Your task
Exactly the lines from the line containing "Recreate this image" through the line containing "fill_color=FILL, line_color=EDGE, line_width=1.25)" are to be echoed, with both included and pictures left out.

** START **

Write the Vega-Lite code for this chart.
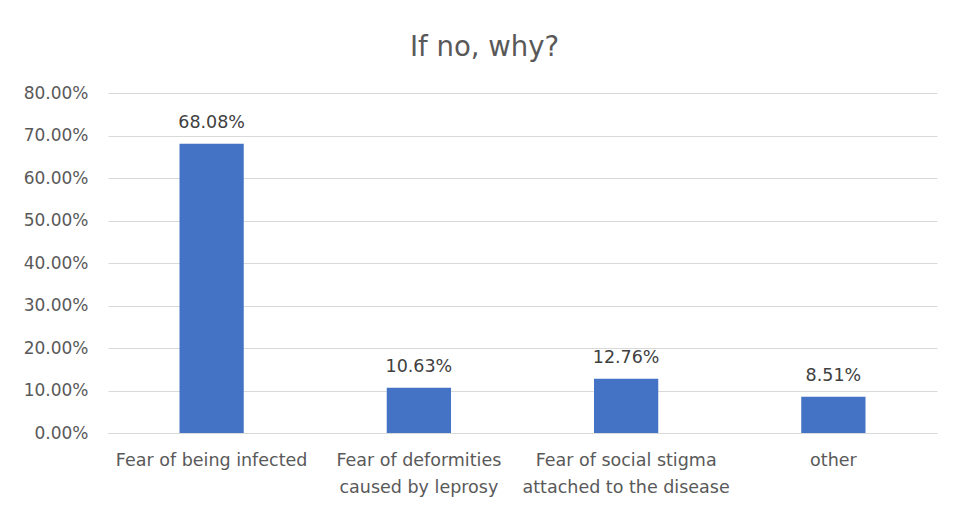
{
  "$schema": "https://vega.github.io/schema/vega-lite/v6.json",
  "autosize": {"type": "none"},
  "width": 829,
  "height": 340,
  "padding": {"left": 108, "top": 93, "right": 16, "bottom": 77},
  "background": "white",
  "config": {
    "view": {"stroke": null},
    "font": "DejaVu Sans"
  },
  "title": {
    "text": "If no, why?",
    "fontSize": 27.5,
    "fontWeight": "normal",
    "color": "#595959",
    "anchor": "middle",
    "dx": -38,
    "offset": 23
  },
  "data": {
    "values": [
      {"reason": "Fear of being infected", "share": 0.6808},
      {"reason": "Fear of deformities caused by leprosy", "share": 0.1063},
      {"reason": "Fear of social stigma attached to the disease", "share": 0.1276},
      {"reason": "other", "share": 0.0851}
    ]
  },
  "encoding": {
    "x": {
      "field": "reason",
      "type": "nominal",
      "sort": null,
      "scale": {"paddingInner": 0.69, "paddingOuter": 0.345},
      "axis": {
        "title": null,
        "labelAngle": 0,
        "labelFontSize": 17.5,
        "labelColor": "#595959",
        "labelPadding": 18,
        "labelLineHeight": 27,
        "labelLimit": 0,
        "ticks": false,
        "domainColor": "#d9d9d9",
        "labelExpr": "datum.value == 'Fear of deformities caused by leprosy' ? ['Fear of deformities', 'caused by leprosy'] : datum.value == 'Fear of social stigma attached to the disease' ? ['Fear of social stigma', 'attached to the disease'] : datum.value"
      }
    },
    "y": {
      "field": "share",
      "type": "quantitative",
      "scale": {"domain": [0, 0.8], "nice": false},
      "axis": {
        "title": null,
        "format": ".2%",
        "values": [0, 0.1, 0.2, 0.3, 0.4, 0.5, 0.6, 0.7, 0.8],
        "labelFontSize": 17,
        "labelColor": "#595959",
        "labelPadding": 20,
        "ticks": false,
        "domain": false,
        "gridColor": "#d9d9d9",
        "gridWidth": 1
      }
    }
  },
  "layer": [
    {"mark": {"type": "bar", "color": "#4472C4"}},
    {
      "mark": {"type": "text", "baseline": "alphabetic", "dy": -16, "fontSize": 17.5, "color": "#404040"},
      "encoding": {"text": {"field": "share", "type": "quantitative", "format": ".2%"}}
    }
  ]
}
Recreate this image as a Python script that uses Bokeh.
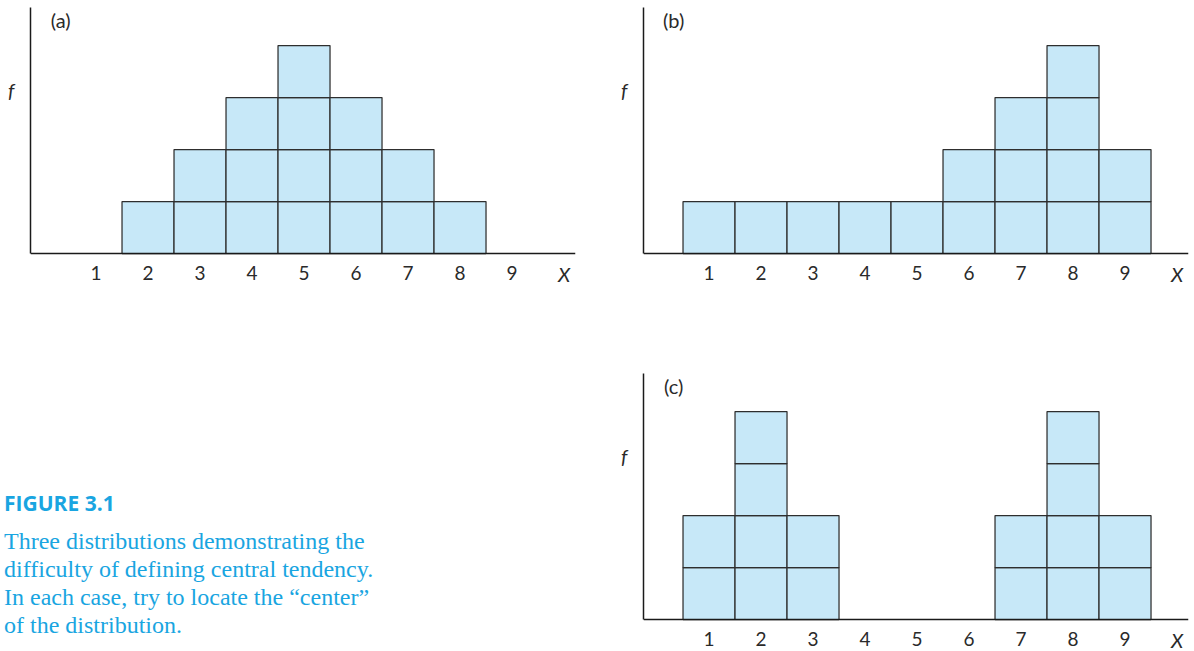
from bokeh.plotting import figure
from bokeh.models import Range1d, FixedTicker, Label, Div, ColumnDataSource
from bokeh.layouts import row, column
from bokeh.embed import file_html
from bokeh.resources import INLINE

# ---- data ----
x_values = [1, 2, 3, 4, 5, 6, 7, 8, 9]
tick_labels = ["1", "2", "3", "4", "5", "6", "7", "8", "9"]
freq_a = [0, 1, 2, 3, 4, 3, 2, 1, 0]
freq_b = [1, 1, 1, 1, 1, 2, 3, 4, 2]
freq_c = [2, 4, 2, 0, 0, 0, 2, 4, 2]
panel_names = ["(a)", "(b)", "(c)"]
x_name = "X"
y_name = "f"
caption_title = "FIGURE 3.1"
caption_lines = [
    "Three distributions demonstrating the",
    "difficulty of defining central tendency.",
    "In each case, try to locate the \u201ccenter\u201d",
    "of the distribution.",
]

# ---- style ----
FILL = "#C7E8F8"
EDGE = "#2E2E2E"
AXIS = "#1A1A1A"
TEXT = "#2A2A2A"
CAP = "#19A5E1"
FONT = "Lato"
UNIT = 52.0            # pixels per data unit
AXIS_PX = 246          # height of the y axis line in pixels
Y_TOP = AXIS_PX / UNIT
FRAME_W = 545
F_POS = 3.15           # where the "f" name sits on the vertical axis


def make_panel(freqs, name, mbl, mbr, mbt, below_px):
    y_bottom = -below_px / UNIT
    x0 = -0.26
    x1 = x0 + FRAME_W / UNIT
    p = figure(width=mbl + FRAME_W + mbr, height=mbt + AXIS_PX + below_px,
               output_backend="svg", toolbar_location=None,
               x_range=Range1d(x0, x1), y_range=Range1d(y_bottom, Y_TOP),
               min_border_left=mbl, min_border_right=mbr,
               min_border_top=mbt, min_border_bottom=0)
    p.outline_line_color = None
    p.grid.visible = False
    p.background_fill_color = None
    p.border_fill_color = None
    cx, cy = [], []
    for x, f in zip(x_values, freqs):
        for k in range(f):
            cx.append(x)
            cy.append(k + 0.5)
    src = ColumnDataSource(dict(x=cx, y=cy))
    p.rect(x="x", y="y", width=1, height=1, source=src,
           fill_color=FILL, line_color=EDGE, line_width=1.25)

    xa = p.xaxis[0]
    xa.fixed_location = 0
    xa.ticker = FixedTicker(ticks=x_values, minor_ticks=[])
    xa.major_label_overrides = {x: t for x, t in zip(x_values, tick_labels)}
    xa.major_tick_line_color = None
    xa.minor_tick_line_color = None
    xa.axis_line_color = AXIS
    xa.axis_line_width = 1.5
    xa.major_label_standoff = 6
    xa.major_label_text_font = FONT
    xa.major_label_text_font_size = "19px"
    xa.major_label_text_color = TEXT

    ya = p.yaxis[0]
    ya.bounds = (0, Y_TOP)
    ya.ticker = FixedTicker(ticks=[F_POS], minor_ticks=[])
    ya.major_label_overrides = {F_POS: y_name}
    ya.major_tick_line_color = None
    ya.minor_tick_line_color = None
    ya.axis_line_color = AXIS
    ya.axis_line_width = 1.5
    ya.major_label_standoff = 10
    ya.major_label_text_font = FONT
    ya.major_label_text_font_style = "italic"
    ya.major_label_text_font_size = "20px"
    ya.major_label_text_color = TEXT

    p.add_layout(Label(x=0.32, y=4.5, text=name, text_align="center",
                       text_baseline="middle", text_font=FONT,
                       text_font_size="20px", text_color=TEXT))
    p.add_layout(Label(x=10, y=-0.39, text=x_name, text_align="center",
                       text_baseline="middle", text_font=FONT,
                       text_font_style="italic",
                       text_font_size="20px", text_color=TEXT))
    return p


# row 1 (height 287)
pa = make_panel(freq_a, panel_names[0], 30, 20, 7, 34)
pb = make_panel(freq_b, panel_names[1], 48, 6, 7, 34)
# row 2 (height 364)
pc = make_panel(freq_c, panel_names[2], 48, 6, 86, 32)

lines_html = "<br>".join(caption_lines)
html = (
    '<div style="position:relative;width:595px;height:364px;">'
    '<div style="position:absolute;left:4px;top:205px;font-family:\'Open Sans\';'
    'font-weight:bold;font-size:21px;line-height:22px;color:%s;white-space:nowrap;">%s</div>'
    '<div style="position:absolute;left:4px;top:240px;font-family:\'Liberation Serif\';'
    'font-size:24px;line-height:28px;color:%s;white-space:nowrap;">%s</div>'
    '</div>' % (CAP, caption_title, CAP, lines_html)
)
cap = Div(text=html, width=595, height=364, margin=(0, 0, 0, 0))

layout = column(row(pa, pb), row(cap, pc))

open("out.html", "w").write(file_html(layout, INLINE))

** END **
** START **

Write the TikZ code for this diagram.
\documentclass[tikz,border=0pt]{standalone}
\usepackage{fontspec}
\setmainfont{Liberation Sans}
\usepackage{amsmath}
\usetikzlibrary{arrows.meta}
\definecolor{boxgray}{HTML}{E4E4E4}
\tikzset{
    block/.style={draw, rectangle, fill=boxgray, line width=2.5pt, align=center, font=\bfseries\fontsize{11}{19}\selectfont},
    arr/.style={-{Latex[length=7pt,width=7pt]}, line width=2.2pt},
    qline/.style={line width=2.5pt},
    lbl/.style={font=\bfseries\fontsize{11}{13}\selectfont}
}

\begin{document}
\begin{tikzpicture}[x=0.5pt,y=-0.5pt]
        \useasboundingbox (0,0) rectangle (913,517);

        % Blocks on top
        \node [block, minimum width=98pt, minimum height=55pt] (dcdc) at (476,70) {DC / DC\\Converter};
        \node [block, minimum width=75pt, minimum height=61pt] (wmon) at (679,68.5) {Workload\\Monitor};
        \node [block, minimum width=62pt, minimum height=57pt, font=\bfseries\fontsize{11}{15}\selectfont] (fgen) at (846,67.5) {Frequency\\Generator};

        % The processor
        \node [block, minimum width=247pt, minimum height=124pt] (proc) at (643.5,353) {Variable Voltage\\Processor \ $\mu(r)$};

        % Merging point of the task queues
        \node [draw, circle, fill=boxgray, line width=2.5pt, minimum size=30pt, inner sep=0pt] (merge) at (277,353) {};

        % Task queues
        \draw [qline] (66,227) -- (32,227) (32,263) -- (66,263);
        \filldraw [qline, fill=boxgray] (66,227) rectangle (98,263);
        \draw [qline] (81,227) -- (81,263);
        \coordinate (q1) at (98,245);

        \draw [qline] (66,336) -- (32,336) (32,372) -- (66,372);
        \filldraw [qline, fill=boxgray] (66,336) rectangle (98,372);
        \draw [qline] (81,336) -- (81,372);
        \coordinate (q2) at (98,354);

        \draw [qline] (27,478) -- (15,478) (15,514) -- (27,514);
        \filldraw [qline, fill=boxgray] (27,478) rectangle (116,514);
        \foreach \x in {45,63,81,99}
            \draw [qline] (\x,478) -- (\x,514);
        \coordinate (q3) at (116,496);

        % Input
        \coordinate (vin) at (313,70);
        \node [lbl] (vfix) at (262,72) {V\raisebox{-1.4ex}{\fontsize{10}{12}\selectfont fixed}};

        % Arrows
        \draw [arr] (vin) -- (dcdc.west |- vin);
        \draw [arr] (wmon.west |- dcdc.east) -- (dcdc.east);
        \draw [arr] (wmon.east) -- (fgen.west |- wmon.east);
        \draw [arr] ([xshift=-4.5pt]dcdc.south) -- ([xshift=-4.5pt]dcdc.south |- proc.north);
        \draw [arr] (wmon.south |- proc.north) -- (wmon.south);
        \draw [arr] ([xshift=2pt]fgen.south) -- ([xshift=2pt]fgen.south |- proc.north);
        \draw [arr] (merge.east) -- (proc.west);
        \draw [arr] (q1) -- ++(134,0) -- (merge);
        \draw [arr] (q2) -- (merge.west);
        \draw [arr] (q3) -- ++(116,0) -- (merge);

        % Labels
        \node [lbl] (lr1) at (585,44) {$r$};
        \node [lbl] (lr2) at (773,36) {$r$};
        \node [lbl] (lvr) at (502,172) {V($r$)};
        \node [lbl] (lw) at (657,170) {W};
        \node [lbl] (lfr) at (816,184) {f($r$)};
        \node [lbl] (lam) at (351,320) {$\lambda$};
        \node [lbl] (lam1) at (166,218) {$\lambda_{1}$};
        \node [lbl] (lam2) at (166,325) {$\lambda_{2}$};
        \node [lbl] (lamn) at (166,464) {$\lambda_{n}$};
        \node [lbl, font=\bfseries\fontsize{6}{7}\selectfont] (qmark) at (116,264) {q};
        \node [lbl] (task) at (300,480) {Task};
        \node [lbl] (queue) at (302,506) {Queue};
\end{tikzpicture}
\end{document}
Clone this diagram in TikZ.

** END **

Output below
Recreate this image as a Python script that uses Bokeh.
from bokeh.plotting import figure
from bokeh.models import Range1d, FixedTicker, Label, Div, ColumnDataSource
from bokeh.layouts import row, column
from bokeh.embed import file_html
from bokeh.resources import INLINE

# ---- data ----
x_values = [1, 2, 3, 4, 5, 6, 7, 8, 9]
tick_labels = ["1", "2", "3", "4", "5", "6", "7", "8", "9"]
freq_a = [0, 1, 2, 3, 4, 3, 2, 1, 0]
freq_b = [1, 1, 1, 1, 1, 2, 3, 4, 2]
freq_c = [2, 4, 2, 0, 0, 0, 2, 4, 2]
panel_names = ["(a)", "(b)", "(c)"]
x_name = "X"
y_name = "f"
caption_title = "FIGURE 3.1"
caption_lines = [
    "Three distributions demonstrating the",
    "difficulty of defining central tendency.",
    "In each case, try to locate the \u201ccenter\u201d",
    "of the distribution.",
]

# ---- style ----
FILL = "#C7E8F8"
EDGE = "#2E2E2E"
AXIS = "#1A1A1A"
TEXT = "#2A2A2A"
CAP = "#19A5E1"
FONT = "Lato"
UNIT = 52.0            # pixels per data unit
AXIS_PX = 246          # height of the y axis line in pixels
Y_TOP = AXIS_PX / UNIT
FRAME_W = 545
F_POS = 3.15           # where the "f" name sits on the vertical axis


def make_panel(freqs, name, mbl, mbr, mbt, below_px):
    y_bottom = -below_px / UNIT
    x0 = -0.26
    x1 = x0 + FRAME_W / UNIT
    p = figure(width=mbl + FRAME_W + mbr, height=mbt + AXIS_PX + below_px,
               output_backend="svg", toolbar_location=None,
               x_range=Range1d(x0, x1), y_range=Range1d(y_bottom, Y_TOP),
               min_border_left=mbl, min_border_right=mbr,
               min_border_top=mbt, min_border_bottom=0)
    p.outline_line_color = None
    p.grid.visible = False
    p.background_fill_color = None
    p.border_fill_color = None
    cx, cy = [], []
    for x, f in zip(x_values, freqs):
        for k in range(f):
            cx.append(x)
            cy.append(k + 0.5)
    src = ColumnDataSource(dict(x=cx, y=cy))
    p.rect(x="x", y="y", width=1, height=1, source=src,
           fill_color=FILL, line_color=EDGE, line_width=1.25)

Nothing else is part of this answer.